Policies means having thought through and decided things like: if the whole site goes down from excess load, which traffic do we shed first to recover? What types, or what classes of customers? If these decisions are made ahead of time, and signed off by leadership, potentially even validated with lawyers, the engineering teams will have a lot easier time getting things back under duress.

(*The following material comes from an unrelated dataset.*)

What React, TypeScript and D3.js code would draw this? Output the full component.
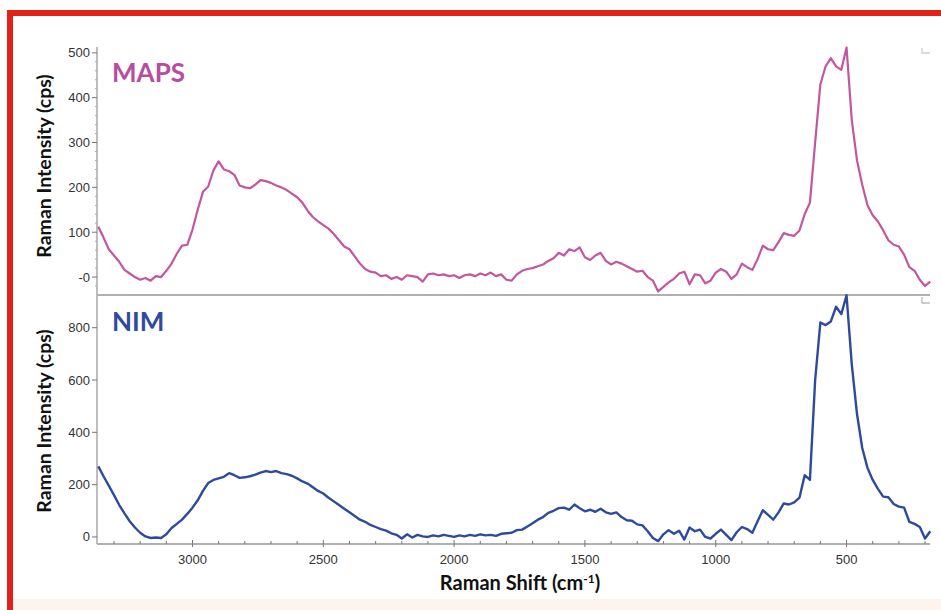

Knobs means: do we have something like a “panic mode” we can set, where orchestration stops, load balancers get less clever, and nonessential jobs are automatically paused? Do we have a runtime parameter we can tweak to shed some fractional percentage of our load, so that we don’t have to just turn off and on everything, thereby encouraging the thundering herd?

Citations
  • Ep 1. Slack vs TGWs: Slack was able to use the envoy proxy’s panic mode to maximize the chance the load balancing algorithm found a healthy host while overloaded.
  • Ep. 4 One Subtle Regex Takes Down Cloudflare: Cloudflare already had policies and supporting terms-of-use that allowed them to turn off their global Web Application Firewall when that service was failing. Additionally, they had a runtime parameters that allowed them to disable this instantly without deploying code.
  • Ep 6. GitHub’s 43 Second Network Partition: GitHub turned off web hook invocations and GitHub Pages builds while it was recovering from overload.
  • Ep 9. How Coinbase Unleashed a Thundering Herd: Coinbase needed to overprovision one of its clusters to deal with thundering herd after flipping all traffic off/on rather than just slowly ramping traffic back up.

A ounce of prevention…

After reviewing all these stressful outages, we feel confident in one very encouraging conclusion: a few common practices, many that we’ve enumerated above, will either prevent or dramatically lessen the severity of all manner of resultant site issues.

Thanks again to all Downtime Project listeners out there for your feedback, advocacy, and support! We’re considering these ten outages a wrap on season one, and we’ll regroup, reflect, and be back with more episodes in season two shortly!